Ethical Cultures Build Trust Through Transparency
The most exceptional ethics and compliance programs understand the importance of being transparent when addressing employee concerns, seeing it as not just as the right thing to do but as a way to build trust and to create a values-based culture.
Data compiled by Ethisphere Institute from the 128 organizations named to its World’s Most Ethical Companies list for 2019 shows the best programs make it a point to communicate the results of investigations, with 95% doing so in some form.
The number of companies on the list that share investigation results with all employees rose to 34% this year, up 2.5 times from 14% in 2016. The number of companies on the list who make their results public jumped threefold, to 32% from 11% in 2016.
“One reason we see employees won’t raise concerns is that they don’t believe the company will do anything with it,” and the other top reason is fear of retaliation, said Ethisphere's Erica Salmon Byrne during a webinar last week.
Companies that lack transparency may have what Salmon Byrne described as a “black box” investigation process, where a complaint is lodged but the person making it doesn’t know what the process is, how long it should take, and may or may not be told what the results are, or even if the investigation is completed.
“Maybe somebody comes to talk to me if I’m a known reporter, maybe...somebody comes to me at the end of the investigation to say ‘Thanks so much, we really appreciate you raising this concern. We’ve looked into it and we’ve closed the investigation. I can’t tell you what happened but I wanted you to know we’re done investigating this particular issue,’” said Salmon Byrne.
“I don’t know who else was talked to. I don’t know on average how long it takes to close an investigation. A lot of companies have not historically done a great job with explaining the range of disciplinary actions available to them...so if I complain about [someone] and two weeks later they’re still here, I have the perception that nothing has happened.”
Some companies have acknowledged this is a problem and are working to be more open while maintaining the need for privacy. “That is a real need, you have to keep these investigations confidential,” she said. “The question is do you need to keep them as black a box as they currently are, or can you make the box a little brighter?”
Everyone loves a story
Companies can take this journey in smaller steps, sharing information with ever-widening levels of managers over time, until eventually all employees and maybe the public can see information such as how many days on average does it take to close an investigation, a breakdown of the different numbers and types of cases, how many from each business unit, substantiation rates.
This is relatively easy to do, as more than 90% of the companies that made the list use a tracking tool or case-management system to keep track of some or all reports and investigations. Another characteristic of high-performing E&C programs is the use of telling real-world stories to deliver and reinforce messages, even those cases that happened within the company. Ethisphere’s research found 91% of the companies on the WME list say they use real-life examples in their communications.

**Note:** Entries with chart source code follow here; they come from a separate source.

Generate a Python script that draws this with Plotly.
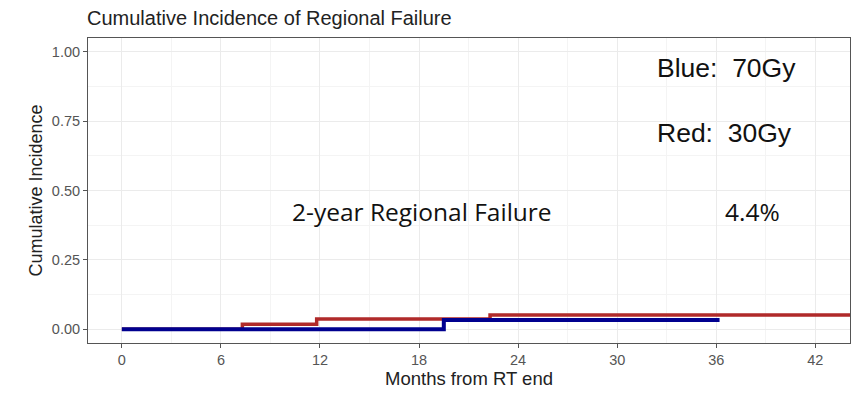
import plotly.graph_objects as go

# Cumulative incidence step curves (months from RT end, incidence)
red_months = [0, 7.3, 11.8, 22.3, 44.5]
red_incidence = [0, 0.018, 0.037, 0.051, 0.051]

blue_months = [0, 19.5, 36.2]
blue_incidence = [0, 0.033, 0.033]

x_ticks = [0, 6, 12, 18, 24, 30, 36, 42]
y_ticks = [0, 0.25, 0.5, 0.75, 1.0]
y_tick_labels = ["0.00", "0.25", "0.50", "0.75", "1.00"]

RED = "#b02a2a"
BLUE = "#00008f"
GRID = "#ebebeb"
TICK_GRAY = "#555555"
SANS = "Liberation Sans, Arial"

fig = go.Figure()
fig.add_trace(go.Scatter(x=red_months, y=red_incidence, mode="lines",
                         line=dict(color=RED, width=3.5, shape="hv"),
                         showlegend=False, cliponaxis=True))
fig.add_trace(go.Scatter(x=blue_months, y=blue_incidence, mode="lines",
                         line=dict(color=BLUE, width=4, shape="hv"),
                         showlegend=False, cliponaxis=True))

axis_common = dict(
    showline=True, linecolor="#555555", linewidth=1, mirror=True,
    ticks="outside", ticklen=4, tickcolor="#555555",
    showgrid=True, gridcolor=GRID, gridwidth=1, zeroline=False,
    automargin=False,
    tickfont=dict(family=SANS, size=14.5, color=TICK_GRAY),
)

fig.update_xaxes(range=[-2.05, 44.1], tickvals=x_ticks,
                 minor=dict(showgrid=True, gridcolor="#f4f4f4", dtick=3, tick0=0),
                 title=dict(text="Months from RT end", standoff=4,
                            font=dict(family=SANS, size=18.5, color="#222")),
                 **axis_common)
fig.update_yaxes(range=[-0.05, 1.05], tickvals=y_ticks, ticktext=y_tick_labels,
                 minor=dict(showgrid=True, gridcolor="#f4f4f4", dtick=0.125, tick0=0),
                 title=dict(text="Cumulative Incidence", standoff=4,
                            font=dict(family=SANS, size=18, color="#222")),
                 **axis_common)

label_font = dict(family=SANS, size=26.5, color="#111")
fig.add_annotation(x=32.3, y=0.942, text="Blue:\u00a0\u00a070Gy", showarrow=False,
                   xanchor="left", yanchor="middle", font=label_font)
fig.add_annotation(x=32.3, y=0.709, text="Red:\u00a0\u00a030Gy", showarrow=False,
                   xanchor="left", yanchor="middle", font=label_font)

note_font = dict(family="Open Sans, Noto Sans", size=24.5, color="#111")
fig.add_annotation(x=10.2, y=0.424, text="2-year Regional Failure", showarrow=False,
                   xanchor="left", yanchor="middle", font=note_font)
fig.add_annotation(x=36.4, y=0.424, text="4.4%", showarrow=False,
                   xanchor="left", yanchor="middle", font=note_font)

fig.update_layout(
    width=864, height=393,
    margin=dict(l=88, r=14, t=38, b=50),
    paper_bgcolor="white", plot_bgcolor="white",
    title=dict(text="Cumulative Incidence of Regional Failure",
               x=87 / 864, xanchor="left", y=1 - 18 / 393, yanchor="middle",
               font=dict(family=SANS, size=20, color="#222")),
)

fig.write_html("out.html")
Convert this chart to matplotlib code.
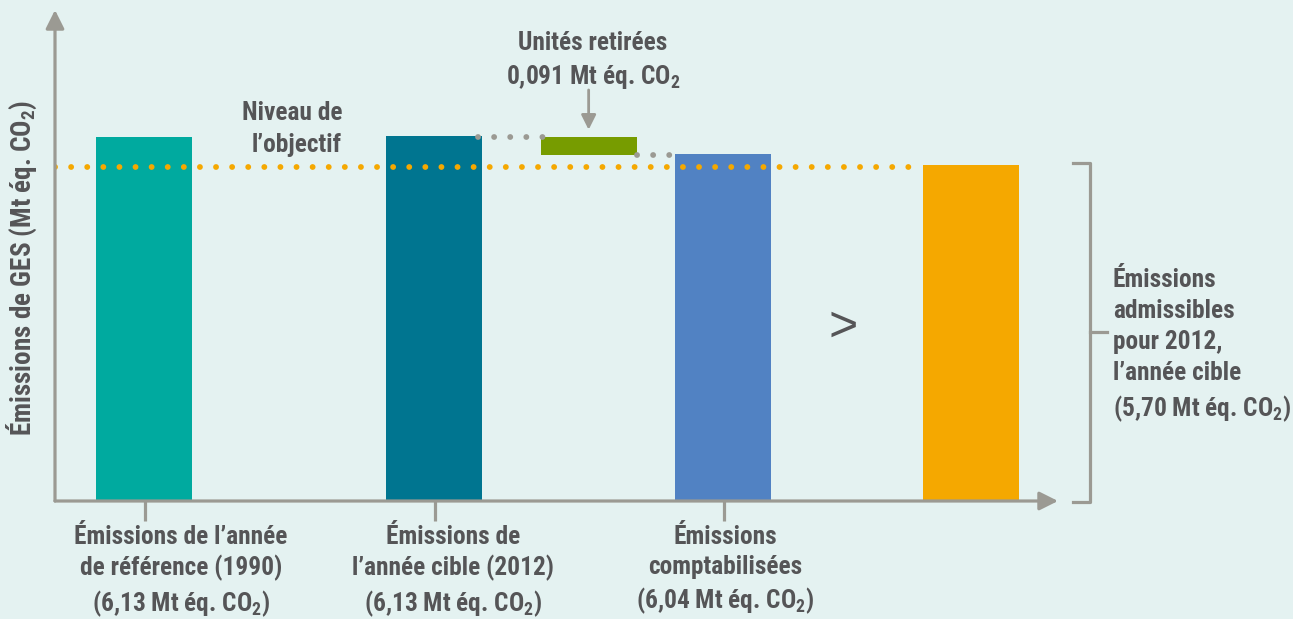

Salmon Byrne shared a story about how one company’s board and senior management dismissed concerns about #MeToo, saying they were certain nothing like that was happening at their organization. The ethics and compliance officer pulled data from the company’s harassment and discrimination investigations, then hired a local theater company to act out the actions described in the complaints before the company’s top 30 leaders.
The actors used the actual language described in the reports, and the impact on management was profound, said Salmon Byrne. “The feedback was tremendous. The whole crew took that experience back to their business units, and shared that, and helped people on their teams understand this really was something the company was concerned about,” she said.
It’s vital to tell good stories as well to reinforce successes and to call out employees making the right decisions. “These can have a tremendous impact with your ethics and compliance communications,” she said.